Soak 2 cups of buckwheat for 10 minutes, rinse well then separate them into smaller batches and distribute amongst a few sieves. We do this because they need space to sprout. If you put them into one sieve they will have too much moisture, not enough room to sprout and mould will develop.
Cover the sieves with a cloth. You can just place a cloth over without securing with a rubber band. For some reason, buckwheat does not attract as many fruit flys as other seeds and grains. Place in an area of your kitchen with no direct light. Dark cupboards are great. After 8 hours, rinse the seeds and drain them well, then place the covers over again.

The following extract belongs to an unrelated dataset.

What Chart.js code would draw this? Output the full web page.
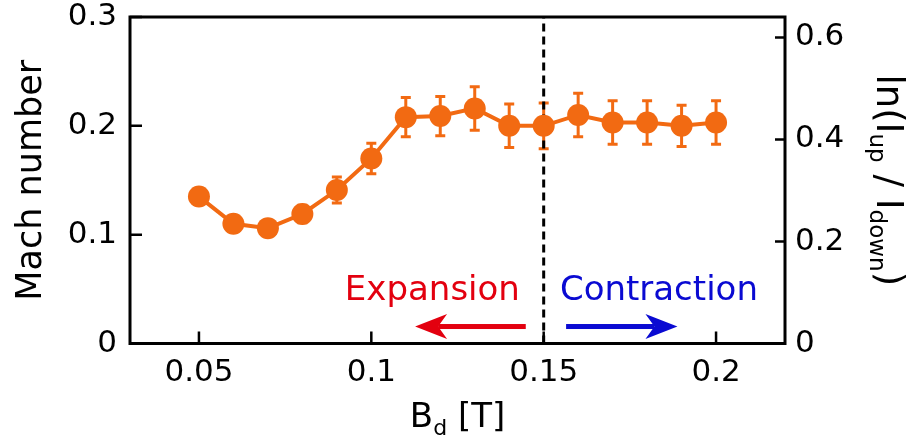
<!DOCTYPE html>
<html>
<head>
<meta charset="utf-8">
<script src="https://cdn.jsdelivr.net/npm/chart.js@4.4.1/dist/chart.umd.min.js"></script>
<style>
	body { margin: 0; background: #fff; }
	#wrap { width: 908px; height: 445px; }
</style>
</head>
<body>
<div id="wrap"><canvas id="machChart" width="908" height="445"></canvas></div>
<script>
// B_d [T] and the Mach number
const fieldB = [0.05, 0.06, 0.07, 0.08, 0.09, 0.10, 0.11, 0.12, 0.13, 0.14, 0.15, 0.16, 0.17, 0.18, 0.19, 0.20];
const mach = [0.135, 0.110, 0.106, 0.119, 0.141, 0.170, 0.208, 0.209, 0.216, 0.200, 0.200, 0.210, 0.203, 0.203, 0.200, 0.203];
const machErr = [0.006, 0.006, 0.006, 0.008, 0.012, 0.014, 0.018, 0.018, 0.020, 0.020, 0.021, 0.020, 0.020, 0.020, 0.019, 0.020];

const xTicks = [0.05, 0.1, 0.15, 0.2];
const xTickLabels = ['0.05', '0.1', '0.15', '0.2'];
const machTicks = [0, 0.1, 0.2, 0.3];
const machTickLabels = ['0', '0.1', '0.2', '0.3'];
const lnTicks = [0, 0.2, 0.4, 0.6];
const lnTickLabels = ['0', '0.2', '0.4', '0.6'];

// boundary between expansion and contraction, and the two arrows (B from -> to)
const boundaryB = 0.15;
const expansionArrow = [0.1448, 0.1127];
const contractionArrow = [0.1565, 0.1888];
const arrowLevel = 0.0156;
const labelLevel = 0.040;
const expansionLabelB = 0.1431;
const contractionLabelB = 0.1547;

const orange = '#f26a12';
const fam = '"DejaVu Sans", sans-serif';
const px = (s) => `${s}px ${fam}`;

function drawRuns(ctx, parts, x, y) {
	let cx = x;
	parts.forEach(([t, size, dy]) => {
		ctx.font = px(size);
		ctx.fillText(t, cx, y + dy);
		cx += ctx.measureText(t).width;
	});
}
function runsWidth(ctx, parts) {
	return parts.reduce((w, [t, size]) => { ctx.font = px(size); return w + ctx.measureText(t).width; }, 0);
}

function arrow(ctx, x0, x1, y, color) {
	const dir = Math.sign(x1 - x0);
	const headLen = 32, halfW = 12.5, notch = 9, shaft = 5;
	const base = x1 - dir * (headLen - notch);
	ctx.fillStyle = color;
	ctx.fillRect(Math.min(x0, base), y - shaft / 2, Math.abs(base - x0), shaft);
	ctx.beginPath();
	ctx.moveTo(x1, y);
	ctx.lineTo(x1 - dir * headLen, y - halfW);
	ctx.lineTo(base, y);
	ctx.lineTo(x1 - dir * headLen, y + halfW);
	ctx.closePath();
	ctx.fill();
}

const errorBars = {
	id: 'errorBars',
	beforeDatasetsDraw(chart) {
		const {ctx, scales: {x, y}} = chart;
		ctx.save();
		ctx.strokeStyle = orange;
		ctx.lineWidth = 3;
		fieldB.forEach((b, i) => {
			const cx = x.getPixelForValue(b);
			const top = y.getPixelForValue(mach[i] + machErr[i]);
			const bot = y.getPixelForValue(mach[i] - machErr[i]);
			ctx.beginPath();
			ctx.moveTo(cx, top); ctx.lineTo(cx, bot);
			ctx.moveTo(cx - 5, top); ctx.lineTo(cx + 5, top);
			ctx.moveTo(cx - 5, bot); ctx.lineTo(cx + 5, bot);
			ctx.stroke();
		});
		ctx.restore();
	}
};

const frameAndText = {
	id: 'frameAndText',
	afterDraw(chart) {
		const {ctx, chartArea: a, scales: {x, y, y2}} = chart;
		ctx.save();
		// frame + inward ticks
		ctx.strokeStyle = '#000';
		ctx.lineWidth = 3;
		ctx.strokeRect(a.left, a.top, a.right - a.left, a.bottom - a.top);
		ctx.lineWidth = 2.5;
		ctx.beginPath();
		xTicks.forEach(v => { const p = x.getPixelForValue(v); ctx.moveTo(p, a.bottom); ctx.lineTo(p, a.bottom - 12); });
		machTicks.forEach(v => { const p = y.getPixelForValue(v); ctx.moveTo(a.left, p); ctx.lineTo(a.left + 12, p); });
		lnTicks.forEach(v => { const p = y2.getPixelForValue(v); ctx.moveTo(a.right, p); ctx.lineTo(a.right - 10, p); });
		ctx.stroke();

		// arrows and labels
		const ay = y.getPixelForValue(arrowLevel);
		arrow(ctx, x.getPixelForValue(expansionArrow[0]), x.getPixelForValue(expansionArrow[1]), ay, '#e3000f');
		arrow(ctx, x.getPixelForValue(contractionArrow[0]), x.getPixelForValue(contractionArrow[1]), ay, '#0a0ad2');
		const ly = y.getPixelForValue(labelLevel);
		ctx.font = px(34);
		ctx.textBaseline = 'alphabetic';
		ctx.fillStyle = '#e3000f';
		ctx.textAlign = 'right';
		ctx.fillText('Expansion', x.getPixelForValue(expansionLabelB), ly);
		ctx.fillStyle = '#0a0ad2';
		ctx.textAlign = 'left';
		ctx.fillText('Contraction', x.getPixelForValue(contractionLabelB), ly);

		// axis titles
		ctx.fillStyle = '#000';
		const midX = (a.left + a.right) / 2, midY = (a.top + a.bottom) / 2;
		const xTitle = [['B', 34, 0], ['d', 22, 8], [' [T]', 34, 0]];
		drawRuns(ctx, xTitle, midX - runsWidth(ctx, xTitle) / 2, 427);

		ctx.save();
		ctx.translate(41, midY);
		ctx.rotate(-Math.PI / 2);
		ctx.font = px(35);
		ctx.textAlign = 'center';
		ctx.fillText('Mach number', 0, 0);
		ctx.restore();

		ctx.save();
		ctx.translate(877, midY);
		ctx.rotate(Math.PI / 2);
		ctx.textAlign = 'left';
		const rTitle = [['ln(I', 37, 0], ['up', 23, 7], [' / I', 37, 0], ['down', 23, 7], [')', 37, 0]];
		drawRuns(ctx, rTitle, -runsWidth(ctx, rTitle) / 2, 0);
		ctx.restore();

		ctx.restore();
	}
};

const tickFont = {family: fam, size: 31, lineHeight: 1};
const noPad = s => { s.paddingTop = 0; s.paddingBottom = 0; };

new Chart(document.getElementById('machChart'), {
	type: 'line',
	data: {
		datasets: [
			{
				data: fieldB.map((b, i) => ({x: b, y: mach[i]})),
				borderColor: orange,
				backgroundColor: orange,
				borderWidth: 4,
				pointRadius: 11,
				pointBorderWidth: 0,
				pointBackgroundColor: orange,
				yAxisID: 'y',
				order: 1
			},
			{
				data: [{x: boundaryB, y: 0}, {x: boundaryB, y: 0.3}],
				borderColor: '#000',
				borderWidth: 3,
				borderDash: [8, 5],
				pointRadius: 0,
				yAxisID: 'y',
				order: 2
			}
		]
	},
	options: {
		responsive: false,
		animation: false,
		events: [],
		layout: {padding: {top: 17, left: 0, right: 0, bottom: 0}},
		plugins: {legend: {display: false}, tooltip: {enabled: false}},
		scales: {
			x: {
				type: 'linear', min: 0.03, max: 0.22,
				grid: {display: false, drawTicks: false}, border: {display: false},
				afterBuildTicks: s => { s.ticks = xTicks.map(v => ({value: v})); },
				ticks: {font: tickFont, color: '#000', padding: 14, maxRotation: 0, autoSkip: false,
					callback: (v, i) => xTickLabels[i]},
				afterFit: s => { s.height = 101.5; }
			},
			y: {
				position: 'left', min: 0, max: 0.3,
				grid: {display: false, drawTicks: false}, border: {display: false},
				afterBuildTicks: s => { s.ticks = machTicks.map(v => ({value: v})); },
				ticks: {font: tickFont, color: '#000', padding: 13, autoSkip: false,
					callback: (v, i) => machTickLabels[i]},
				afterFit: s => { s.width = 130; noPad(s); }
			},
			y2: {
				position: 'right', min: 0, max: 0.64,
				grid: {display: false, drawTicks: false}, border: {display: false},
				afterBuildTicks: s => { s.ticks = lnTicks.map(v => ({value: v})); },
				ticks: {font: tickFont, color: '#000', padding: 10, autoSkip: false,
					callback: (v, i) => lnTickLabels[i]},
				afterFit: s => { s.width = 123; noPad(s); }
			}
		}
	},
	plugins: [errorBars, frameAndText]
});
</script>
</body>
</html>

By the next morning, your buckwheat will have sprouted. You can leave it for another half day to sprout even further or you can spread them on texflex sheets and dehydrate them. Make sure there are pockets of space between the seeds so that mould does not develop. After 4 hours, your buckwheat should be dry. Grab one, have a bite. If it crunches, it’s dry.
If you don’t have a dehydrator, spread the seeds on an oven tray and set the temperature to its lowest setting, leave the door ajar and dry. It will be more time consuming as you will have to do a few rounds of drying but you will have sprouted, dried seeds.

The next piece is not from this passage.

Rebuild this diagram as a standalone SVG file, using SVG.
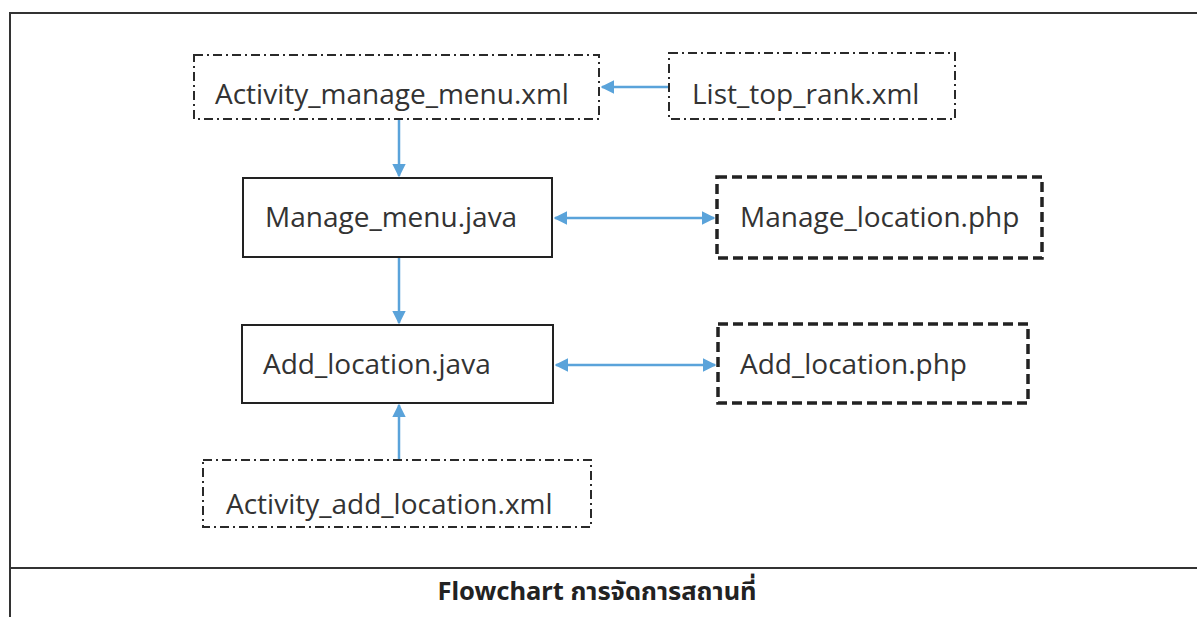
<svg xmlns="http://www.w3.org/2000/svg" width="1197" height="617" viewBox="0 0 1197 617">
<style>
.t{font-family:"Open Sans","Noto Sans",sans-serif;font-size:28px;fill:#333}
.dd{fill:none;stroke:#2a2a2a;stroke-width:2;stroke-dasharray:9 4 2 4}
.solid{fill:none;stroke:#222;stroke-width:2}
.dash{fill:none;stroke:#222;stroke-width:3.5;stroke-dasharray:10 5}
.c{stroke:#5aa3da;stroke-width:2.5;fill:none}
.title{font-family:"Noto Sans","Noto Sans Thai","Liberation Sans",sans-serif;font-size:25.5px;font-weight:bold;fill:#222}
</style>
<defs>
<marker id="ah" viewBox="0 0 10 10" refX="9" refY="5" markerWidth="5.5" markerHeight="5.5" orient="auto-start-reverse" markerUnits="strokeWidth">
<path d="M0,0 L10,5 L0,10 z" fill="#5aa3da"/>
</marker>
</defs>
<rect width="1197" height="617" fill="#fff"/>
<g id="frame">
<rect x="10" y="13" width="1200" height="620" fill="none" stroke="#333" stroke-width="2"/>
<line x1="10" y1="568" x2="1197" y2="568" stroke="#333" stroke-width="2"/>
</g>
<g id="connectors">
<line class="c" x1="669" y1="87" x2="602" y2="87" marker-end="url(#ah)"/>
<line class="c" x1="399" y1="120" x2="399" y2="176" marker-end="url(#ah)"/>
<line class="c" x1="555" y1="218" x2="714" y2="218" marker-start="url(#ah)" marker-end="url(#ah)"/>
<line class="c" x1="399" y1="258" x2="399" y2="323" marker-end="url(#ah)"/>
<line class="c" x1="556" y1="365" x2="715" y2="365" marker-start="url(#ah)" marker-end="url(#ah)"/>
<line class="c" x1="399" y1="460" x2="399" y2="405" marker-end="url(#ah)"/>
</g>
<g id="activity_manage_menu">
<rect class="dd" x="194" y="55" width="405" height="64"/>
<text class="t" x="215" y="104">Activity_manage_menu.xml</text>
</g>
<g id="list_top_rank">
<rect class="dd" x="669" y="53" width="286" height="66"/>
<text class="t" x="692" y="104">List_top_rank.xml</text>
</g>
<g id="manage_menu">
<rect class="solid" x="243" y="178" width="309" height="79"/>
<text class="t" x="265" y="227">Manage_menu.java</text>
</g>
<g id="manage_location">
<rect class="dash" x="717" y="177" width="325" height="81"/>
<text class="t" x="740" y="227">Manage_location.php</text>
</g>
<g id="add_location_java">
<rect class="solid" x="242" y="325" width="311" height="78"/>
<text class="t" x="263" y="374">Add_location.java</text>
</g>
<g id="add_location_php">
<rect class="dash" x="718" y="324" width="310" height="79"/>
<text class="t" x="740" y="374">Add_location.php</text>
</g>
<g id="activity_add_location">
<rect class="dd" x="203" y="460" width="388" height="67"/>
<text class="t" x="226" y="514">Activity_add_location.xml</text>
</g>
<g id="caption">
<text class="title" x="597" y="600" text-anchor="middle">Flowchart การจัดการสถานที่</text>
</g>
</svg>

Next, if you have a flour mill, put the seeds in in batches and set the flour mill to its milling setting. Transfer to a ziplock bag or airtight container.
If you don’t have a flour mill, place the seeds in your blender and lightly, slowly pulse until it turns to flour. You don’t want to blend because the heat given off in that setting will turn the buckwheat doughy. When you pulse, you control the heat.
The best place to store your flour would be the freezer. If you have a small freezer, find a cool, dark cupboard.